VictoriaMetrics sink outage	Metrics gap.	vmagent's persistent queue buffers and replays. Alert on `remote_write` backlog growth.
Shuttle informer freezes	Billing meters off a stale pod view, silently.	Alert: `time() - starform_informer_last_event_timestamp_seconds > 300`. Restart Shuttle; cache rebuilds.
Preview-route churn	TSDB index bloat from create/destroy of full series sets.	Preview routes skip per-route L7 metrics today (a deferred decision); finalize short-retention or aggregation when the preview design lands.

Capacity & scale¶

Pods drive the numbers, not projects. At a 1,000-pod soft limit (≈2,000 in edge cases, new cluster provisioned near 1,000):

cAdvisor — ~10–15 kept series/pod → ~25–30k at 2,000 pods.
Envoy — per route (a fraction of pods; only web services get one) × 2 gateway replicas → ~25–35k.
Total ≈ 70–100k active series/cluster. Single-node VictoriaMetrics handles millions — you stay 1–2 orders of magnitude under.
Gateway config plane is the real limit, not the store.
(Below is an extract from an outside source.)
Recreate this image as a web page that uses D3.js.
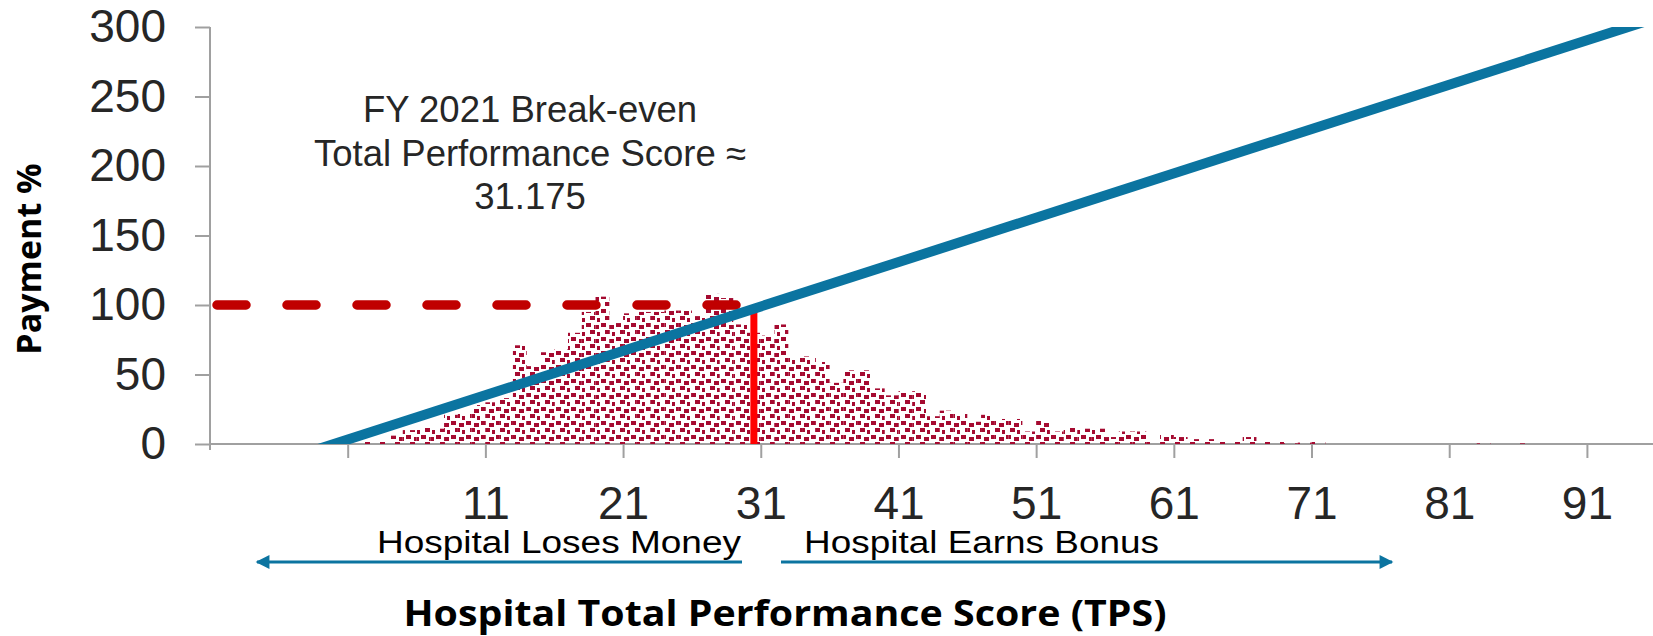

Envoy Gateway has been benchmarked to ~2,000 routes with linear resource growth; the only knob is raising the xDS gRPC message size (4MB → 25MB). You sit below that at your route counts.

Note

Verify these against your own load before launch — they're planning estimates, not measured. The two things that actually bite at this scale are correctness (the join's uniqueness, the Envoy-format coupling), not raw volume.

Dashboards (Stardeck)¶

How to build it

Stardeck queries flat, pre-computed series (starform:service:*) through the API's tenant filter — never the raw join, never raw envoy_cluster_name. Surface the seven metrics per service, with latency as percentiles (p50/p95/p99) and error rate as the headline 5xx ratio. Target metric freshness within ~60s of emission (scrape + remote_write interval). SC-018

Gotcha

The backend does no string parsing and runs no joins at query time — both happen upstream, before the data lands. If you find yourself parsing names in the API, the pipeline is misconfigured.